29. I think you got F problem statement incorrectly. The first priority was to minimize number of operations with keys, and the second was number of operations with rings. Thus the correct solution would rather look like this: let's choose 2 vertices where we'd put all detached red and blue keys respectively, then we'll notice that all rings will fall into 3 categories: 'red' rings, 'blue' rings and 'either red or blue'. Then the problem would be to determine minimal number of breaking links between rings so that no red and blue rings are in the same connectivity component. This can be done in different ways (including dynamic programming or min-cut).

30. I understand your solution, but I don't understand what's wrong with mine. Why can't I do a DP like I described that minimizes first the number of key disconnections, and then the number of ring disconnections?

31. The problem here is that "cost" is not for using an edge, but for each unit of flow through the edge. So the cost of your flow will always be n.

32. Thanks! (Zhongshan was in the official scoreboard).
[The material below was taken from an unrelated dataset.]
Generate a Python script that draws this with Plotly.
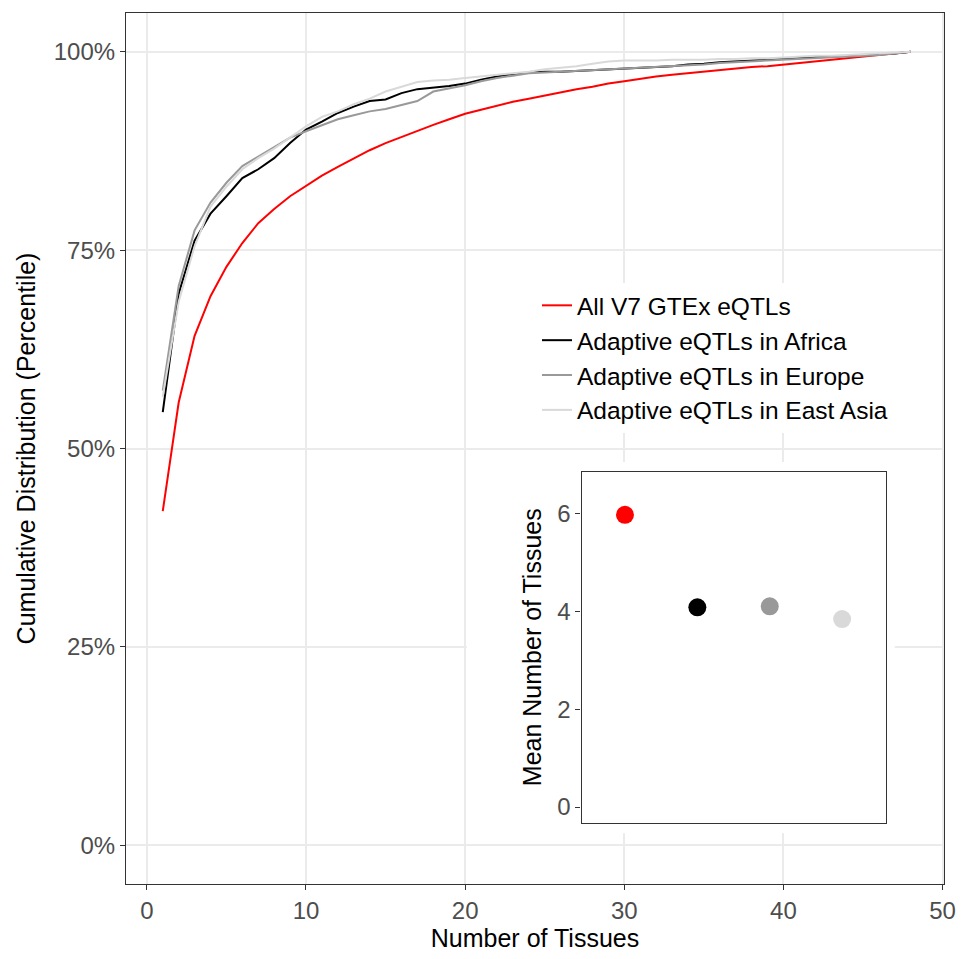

I will keep this in mind when posting future comments.

33. Hi!I m competing on TopCoder and I would like to improve my performance.Could you please upload any training camp videos that you have conducted or attended on torrent?
That would be so helpful.
A collection of other materials would be great too.
Thank you:)

34. I think I got your idea now, just there are some cases in your solution that are worth mentioning: for example how you treat separated components.